Parise had 35 points in his last 26 games including the playoffs against Colorado, the most by far in the NHL.

“It’s just one of those teams, I guess, but I think our team has done a really good job against these guys,” Parise said. “Going back a few years, we’ve played some huge games against them. We’ve always come in and played well here, we’ve played well against them and we were able to continue that tonight.”

John Torchetti’s team is 14-6-1 under him with a league-high 68 goals.

“We knew they were going to come out with a push, we knew they were going to be physical, we knew they were going to try to run us right out of the building. We expected it and a couple answers were done out there. Zach did a great job of a counter hit by the bench and was asking for more. We knew we were ready to battle. That’s what it’s all about,” Torchetti said.

The Wild’s in a great position now, but Torchetti said, “Until you’re in, you’re just never happy. That’s the bottom line. That’s why it’s game by game. Anyone can make up points.”

On winning five in a row since losing 7-4 in New Jersey, Torchetti said, “I wasn’t worried about it. Everyone else was worried, but I wasn’t. I trust this team and we’ve got to trust each other. The accountability is there, the work habits are there. That’s the number one thing you see. When everyone is committed to the team first mentality, good things happen.”

Justin Fontaine assisted on Schroeder's goal today, but Torchetti didn't seem pleased with his two penalties. Maybe that'd be enough to get Jason Zucker back in the lineup.

The Wild has now won five straight games with Zucker or Thomas Vanek a healthy scratch, though.


In other news, the Wild signed University of Minnesota junior defenseman Nick Seeler to a two-year, entry-level deal starting next season and is in the process of signing Notre Dame senior forward Mario Lucia, sources said.

The Wild will also soon talk with Boston College sophomore Alex Tuch and University of Minnesota-Duluth junior defenseman Carson Soucy to see if they’re ready to turn pro.

“It was tough decision, but it just came to me and felt like the right decision,” Seeler, 22, a 2011 fifth-round pick, said. “It’s a great opportunity.
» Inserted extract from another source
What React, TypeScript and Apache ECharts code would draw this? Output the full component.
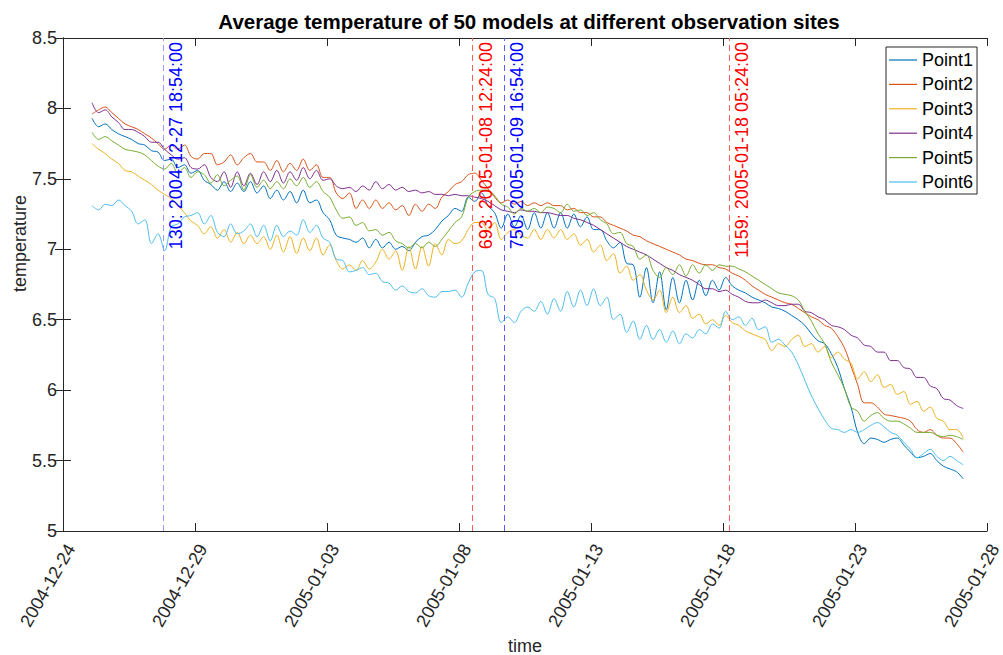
import React, { useEffect, useRef } from "react";
import * as echarts from "echarts";

// Time bookkeeping: x axis is measured in days since the first tick.
const AXIS_START = Date.UTC(2004, 11, 24);
const SERIES_START = Date.UTC(2004, 11, 25, 2, 24);
const SAMPLE_HOURS = 6;
const RECORD_MINUTES = 30;
const DAY_MS = 86400000;

const X_TICK_LABELS = [
  "2004-12-24",
  "2004-12-29",
  "2005-01-03",
  "2005-01-08",
  "2005-01-13",
  "2005-01-18",
  "2005-01-23",
  "2005-01-28",
];
const X_TICK_DAYS = 5;
const Y_MIN = 5;
const Y_MAX = 8.5;
const Y_STEP = 0.5;

const SERIES_NAMES = ["Point1", "Point2", "Point3", "Point4", "Point5", "Point6"];
const SERIES_COLORS = ["#0072BD", "#D95319", "#EDB120", "#7E2F8E", "#77AC30", "#4DBEEE"];

// Ensemble-mean temperature, one value every 6 hours.
const POINT1 = [
  7.93, 7.87, 7.89, 7.85, 7.82, 7.8, 7.78, 7.75, 7.74, 7.7,
  7.69, 7.63, 7.64, 7.58, 7.6, 7.54, 7.56, 7.49, 7.46, 7.42,
  7.48, 7.41, 7.47, 7.41, 7.48, 7.4, 7.45, 7.36, 7.42, 7.35,
  7.41, 7.33, 7.42, 7.33, 7.35, 7.26, 7.21, 7.1, 7.08, 7.07,
  7.05, 7.08, 7.01, 7.07, 7.01, 7.05, 7.0, 7.02, 6.99, 7.05,
  7.09, 7.1, 7.14, 7.2, 7.24, 7.29, 7.27, 7.37, 7.34, 7.4,
  7.31, 7.26, 7.15, 7.25, 7.16, 7.24, 7.14, 7.26, 7.15, 7.26,
  7.15, 7.26, 7.15, 7.25, 7.16, 7.23, 7.14, 7.14, 7.06, 7.01,
  7.05, 6.9, 6.89, 6.66, 6.87, 6.62, 6.84, 6.57, 6.8, 6.62,
  6.78, 6.64, 6.78, 6.67, 6.78, 6.71, 6.8, 6.74, 6.71, 6.69,
  6.66, 6.64, 6.62, 6.59, 6.58, 6.56, 6.53, 6.5, 6.46, 6.4,
  6.35, 6.33, 6.26, 6.16, 6.01, 5.88, 5.7, 5.62, 5.66, 5.65,
  5.63, 5.65, 5.66, 5.61, 5.56, 5.52, 5.53, 5.55, 5.5, 5.46,
  5.44, 5.42, 5.37,
];
const POINT2 = [
  7.96, 7.99, 8.01, 7.97, 7.93, 7.89, 7.87, 7.85, 7.82, 7.79,
  7.75, 7.71, 7.74, 7.71, 7.74, 7.66, 7.64, 7.68, 7.68, 7.6,
  7.62, 7.67, 7.6, 7.65, 7.68, 7.62, 7.62, 7.56, 7.63, 7.55,
  7.61, 7.56, 7.64, 7.56, 7.6, 7.51, 7.51, 7.4, 7.36, 7.4,
  7.29, 7.35, 7.29, 7.35, 7.29, 7.33, 7.28, 7.31, 7.24, 7.32,
  7.27, 7.32, 7.29, 7.37, 7.41, 7.46, 7.48, 7.53, 7.54, 7.49,
  7.43, 7.37, 7.33, 7.35, 7.32, 7.34, 7.31, 7.33, 7.31, 7.33,
  7.31, 7.31, 7.28, 7.29, 7.26, 7.26, 7.23, 7.23, 7.19, 7.17,
  7.15, 7.13, 7.1, 7.09, 7.06, 7.04, 7.02, 7.0, 6.98, 6.96,
  6.93, 6.92, 6.9, 6.89, 6.89, 6.87, 6.86, 6.83, 6.81, 6.78,
  6.74, 6.71, 6.68, 6.66, 6.64, 6.62, 6.61, 6.58, 6.55, 6.52,
  6.5, 6.46, 6.44, 6.38, 6.3, 6.17, 6.04, 5.91, 5.91, 5.88,
  5.83, 5.82, 5.81, 5.8, 5.78, 5.72, 5.7, 5.72, 5.68, 5.66,
  5.66, 5.62, 5.56,
];
const POINT3 = [
  7.75, 7.71, 7.68, 7.64, 7.61, 7.56, 7.55, 7.52, 7.49, 7.46,
  7.42, 7.39, 7.36, 7.31, 7.26, 7.2, 7.17, 7.11, 7.16, 7.08,
  7.14, 7.05, 7.12, 7.04, 7.1, 7.04, 7.09, 7.0, 7.1, 6.98,
  7.09, 6.97, 7.08, 6.99, 7.08, 6.96, 7.03, 6.92, 6.86, 6.89,
  6.85, 6.92, 6.86, 6.91, 7.0, 6.93, 6.99, 6.85, 7.02, 6.86,
  7.02, 6.88, 7.04, 6.96, 7.07, 7.04, 7.06, 7.14, 7.19, 7.19,
  7.13, 7.19, 7.07, 7.12, 7.14, 7.1, 7.08, 7.14, 7.07, 7.14,
  7.08, 7.14, 7.07, 7.11, 7.03, 7.07, 6.98, 7.03, 6.92, 6.97,
  6.83, 6.88, 6.78, 6.82, 6.71, 6.64, 6.71, 6.55, 6.66, 6.55,
  6.6, 6.51, 6.54, 6.47, 6.5, 6.46, 6.53, 6.48, 6.46, 6.42,
  6.4, 6.38, 6.36, 6.28, 6.33, 6.31, 6.36, 6.39, 6.31, 6.33,
  6.27, 6.31, 6.23, 6.27, 6.22, 6.19, 6.08, 6.13, 6.06, 6.11,
  6.02, 6.04, 5.97, 5.99, 5.9, 5.92, 5.85, 5.88, 5.8, 5.78,
  5.72, 5.72, 5.66,
];
const POINT4 = [
  8.04, 7.97, 7.99, 7.94, 7.9, 7.85, 7.85, 7.83, 7.8, 7.76,
  7.76, 7.71, 7.67, 7.64, 7.65, 7.58, 7.57, 7.6, 7.51, 7.48,
  7.55, 7.44, 7.55, 7.45, 7.54, 7.46, 7.55, 7.48, 7.56, 7.47,
  7.55, 7.49, 7.58, 7.5, 7.56, 7.49, 7.5, 7.45, 7.43, 7.44,
  7.41, 7.45, 7.42, 7.48, 7.43, 7.46, 7.42, 7.44, 7.41, 7.42,
  7.4, 7.41, 7.39, 7.39, 7.38, 7.39, 7.38, 7.38, 7.37, 7.36,
  7.34, 7.31, 7.28, 7.27, 7.26, 7.28, 7.27, 7.27, 7.26, 7.26,
  7.25, 7.24, 7.24, 7.22, 7.21, 7.19, 7.17, 7.14, 7.11, 7.08,
  7.05, 7.02, 7.0, 6.98, 6.96, 6.93, 6.9, 6.87, 6.85, 6.82,
  6.8, 6.78, 6.75, 6.72, 6.72, 6.7, 6.71, 6.68, 6.66, 6.63,
  6.62, 6.62, 6.64, 6.62, 6.6, 6.6, 6.61, 6.61, 6.56, 6.55,
  6.52, 6.5, 6.46, 6.45, 6.43, 6.39, 6.37, 6.32, 6.31, 6.27,
  6.27, 6.21, 6.21, 6.16, 6.15, 6.09, 6.09, 6.03, 6.01, 5.94,
  5.93, 5.89, 5.87,
];
const POINT5 = [
  7.83, 7.78, 7.8, 7.77, 7.74, 7.71, 7.7, 7.69, 7.67, 7.63,
  7.59, 7.57, 7.61, 7.54, 7.58, 7.51, 7.55, 7.53, 7.47, 7.53,
  7.45, 7.49, 7.52, 7.42, 7.53, 7.44, 7.49, 7.43, 7.48, 7.43,
  7.5, 7.45, 7.51, 7.44, 7.48, 7.41, 7.37, 7.28, 7.22, 7.23,
  7.17, 7.19, 7.13, 7.14, 7.1, 7.12, 7.06, 7.04, 7.01, 7.04,
  7.01, 7.05, 7.02, 7.07, 7.13, 7.19, 7.23, 7.37, 7.41, 7.42,
  7.42, 7.38, 7.32, 7.3, 7.25, 7.29, 7.27, 7.29, 7.26, 7.3,
  7.29, 7.26, 7.32, 7.27, 7.28, 7.24, 7.26, 7.21, 7.18, 7.11,
  7.12, 7.04, 7.02, 6.93, 6.96, 6.85, 6.8, 6.87, 6.82, 6.89,
  6.81, 6.89, 6.83, 6.89, 6.85, 6.89, 6.88, 6.88, 6.86, 6.84,
  6.81, 6.78, 6.75, 6.72, 6.69, 6.68, 6.67, 6.64, 6.56, 6.49,
  6.4, 6.33, 6.2, 6.11, 6.01, 5.88, 5.85, 5.78, 5.82, 5.84,
  5.8, 5.78, 5.78, 5.76, 5.73, 5.7, 5.7, 5.7, 5.68, 5.67,
  5.68, 5.67, 5.65,
];
const POINT6 = [
  7.31, 7.28, 7.32, 7.31, 7.35, 7.31, 7.27, 7.18, 7.21, 7.04,
  7.11, 6.99, 7.16, 7.18, 7.23, 7.24, 7.26, 7.18, 7.24, 7.12,
  7.09, 7.18, 7.11, 7.13, 7.18, 7.09, 7.17, 7.06, 7.17, 7.09,
  7.13, 7.1, 7.21, 7.12, 7.17, 7.08, 7.05, 6.93, 6.92, 6.84,
  6.85, 6.87, 6.82, 6.83, 6.77, 6.76, 6.71, 6.74, 6.7, 6.69,
  6.72, 6.67, 6.66, 6.7, 6.7, 6.71, 6.66, 6.76, 6.84, 6.85,
  6.68, 6.65, 6.48, 6.52, 6.48, 6.56, 6.59, 6.56, 6.63, 6.54,
  6.65, 6.56, 6.7, 6.59, 6.71, 6.6, 6.72, 6.6, 6.66, 6.5,
  6.54, 6.41, 6.49, 6.36, 6.46, 6.36, 6.43, 6.34, 6.42, 6.33,
  6.4, 6.37, 6.43, 6.4, 6.47, 6.44, 6.56, 6.5, 6.52, 6.46,
  6.51, 6.43, 6.45, 6.34, 6.36, 6.32, 6.27, 6.18, 6.07, 5.96,
  5.87, 5.79, 5.73, 5.72, 5.7, 5.72, 5.7, 5.72, 5.75, 5.77,
  5.74, 5.7, 5.68, 5.63, 5.58, 5.52, 5.55, 5.58, 5.53, 5.5,
  5.53, 5.5, 5.47,
];
const SERIES_VALUES = [POINT1, POINT2, POINT3, POINT4, POINT5, POINT6];

// Highlighted records (index in the 30-minute record).
const MARKER_INDEX = [130, 693, 750, 1159];
const MARKER_TEXT = [
  "130: 2004-12-27 18:54:00",
  "693: 2005-01-08 12:24:00",
  "750: 2005-01-09 16:54:00",
  "1159: 2005-01-18 05:24:00",
];
const MARKER_TEXT_COLORS = ["#0000ff", "#ff0000", "#0000ff", "#ff0000"];
const MARKER_LINE_COLORS = ["#9a9aff", "#ff5c5c", "#5c5cff", "#ff5c5c"];

const FONT = "'Liberation Sans', Arial, Helvetica, sans-serif";
const INK = "#262626";

const toDays = (ms: number) => (ms - AXIS_START) / DAY_MS;
const markerDays = (idx: number) => toDays(SERIES_START + (idx - 1) * RECORD_MINUTES * 60000);
const sampleDays = (i: number) => toDays(SERIES_START + i * SAMPLE_HOURS * 3600000);

function buildOption(): echarts.EChartsOption {
  const xMax = X_TICK_DAYS * (X_TICK_LABELS.length - 1);
  const tickLabel = (v: number) => X_TICK_LABELS[Math.round(v / X_TICK_DAYS)] ?? "";

  const markLineData = MARKER_INDEX.map((idx, k) => ({
    xAxis: markerDays(idx),
    lineStyle: { color: MARKER_LINE_COLORS[k], width: 1, type: [6, 4] as number[], opacity: 1 },
    label: {
      show: true,
      formatter: MARKER_TEXT[k],
      color: MARKER_TEXT_COLORS[k],
      position: "insideEndBottom" as const,
      fontSize: 18,
      fontFamily: FONT,
      distance: 4,
    },
  }));

  const series = SERIES_VALUES.map((vals, s) => ({
    name: SERIES_NAMES[s],
    type: "line" as const,
    xAxisIndex: 0,
    yAxisIndex: 0,
    showSymbol: false,
    symbol: "none",
    smooth: 0.35,
    color: SERIES_COLORS[s],
    lineStyle: { width: 1, color: SERIES_COLORS[s] },
    data: vals.map((v, i) => [sampleDays(i), v]),
    ...(s === 0
      ? {
          markLine: {
            silent: true,
            symbol: ["none", "none"],
            animation: false,
            data: markLineData,
          },
        }
      : {}),
  }));

  const frameLine = { show: true, lineStyle: { color: INK, width: 1 } };
  const innerTick = { show: true, inside: true, length: 8, lineStyle: { color: INK, width: 1 } };

  return {
    animation: false,
    backgroundColor: "#ffffff",
    textStyle: { fontFamily: FONT },
    title: {
      text: "Average temperature of 50 models at different observation sites",
      left: 524,
      textAlign: "center",
      top: 6,
      textStyle: { fontSize: 20.5, fontWeight: "bold", color: "#000", fontFamily: FONT },
    },
    grid: {
      left: 63,
      right: 16,
      top: 38,
      bottom: 124,
      containLabel: false,
      outerBoundsMode: "none",
    },
    legend: {
      orient: "vertical",
      left: 886,
      top: 47,
      icon: "rect",
      itemWidth: 28,
      itemHeight: 1.2,
      itemGap: 4.4,
      padding: [3, 4, 2, 3],
      borderColor: INK,
      borderWidth: 1,
      backgroundColor: "#ffffff",
      textStyle: { fontSize: 18, color: "#000", fontFamily: FONT, lineHeight: 20 },
      data: SERIES_NAMES,
    },
    xAxis: [
      {
        type: "value",
        position: "bottom",
        min: 0,
        max: xMax,
        interval: X_TICK_DAYS,
        axisLine: frameLine,
        axisTick: innerTick,
        splitLine: { show: false },
        axisLabel: {
          rotate: 60,
          fontSize: 18,
          lineHeight: 18,
          color: INK,
          fontFamily: FONT,
          margin: 10,
          align: "right",
          verticalAlign: "top",
          showMinLabel: true,
          showMaxLabel: true,
          formatter: tickLabel,
        },
        name: "time",
        nameLocation: "middle",
        nameGap: 106,
        nameMoveOverlap: false,
        nameTextStyle: { fontSize: 18, lineHeight: 18, color: INK, fontFamily: FONT },
      },
      {
        type: "value",
        position: "top",
        min: 0,
        max: xMax,
        interval: X_TICK_DAYS,
        axisLine: frameLine,
        axisTick: innerTick,
        axisLabel: { show: false },
        splitLine: { show: false },
      },
    ],
    yAxis: [
      {
        type: "value",
        position: "left",
        min: Y_MIN,
        max: Y_MAX,
        interval: Y_STEP,
        axisLine: frameLine,
        axisTick: innerTick,
        splitLine: { show: false },
        axisLabel: { fontSize: 18, color: INK, fontFamily: FONT, margin: 6 },
        name: "temperature",
        nameLocation: "middle",
        nameGap: 34,
        nameMoveOverlap: false,
        nameTextStyle: {
          fontSize: 18,
          color: INK,
          fontFamily: FONT,
          padding: [0, 0, 0, 82],
        },
      },
      {
        type: "value",
        position: "right",
        min: Y_MIN,
        max: Y_MAX,
        interval: Y_STEP,
        axisLine: frameLine,
        axisTick: innerTick,
        axisLabel: { show: false },
        splitLine: { show: false },
      },
    ],
    series,
  } as echarts.EChartsOption;
}

export default function App() {
  const ref = useRef<HTMLDivElement>(null);

  useEffect(() => {
    document.body.style.margin = "0";
    if (!ref.current) return;
    const chart = echarts.init(ref.current, undefined, { renderer: "svg" });
    chart.setOption(buildOption());
    return () => chart.dispose();
  }, []);

  return <div ref={ref} style={{ width: 1003, height: 655 }} />;
}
The Gophers treated me so well and were going to welcome me back with open arms, but I just feel I’m ready to move on.”

Seeler, an Eden Prairie native who will graduate this summer (so he won’t go to Iowa now), missed a year after transferring from the University of Nebraska-Omaha. During his junior year with the Gophers, he had 10 assists in 36 games and led the team with a plus-21, 43 penalty minutes and 91 blocked shots. He’s expected to start with AHL Iowa next season.

“He played in a shutdown role and we envision him playing a similar role at the pro level,” General Manager Chuck Fletcher said. “He’s a highly competitive kid, defends well, is a good skater and physical.”

Lucia, a 2011 second-round pick who led the Irish with 21 goals last season, finished this year with 24 points. He is set to graduate in May and could start in Iowa on an amateur tryout.

With all college prospects, when Tuch and Soucy are ready to meet, Fletcher will present them with the pros and cons of leaving school and will first talk to their college coaches.

There’s a lot of hype with Tuch, who appears intrigued about turning pro after his sophomore year. The 2014 first-round pick led the Eagles with 28 points last season and has 17 goals and 33 points this season. He scored two goals in Boston College’s win over Harvard on Friday.

Like I’ve written all year, I think he signs after this year.

That’s it for now. No practice Sunday. Talk to you Monday.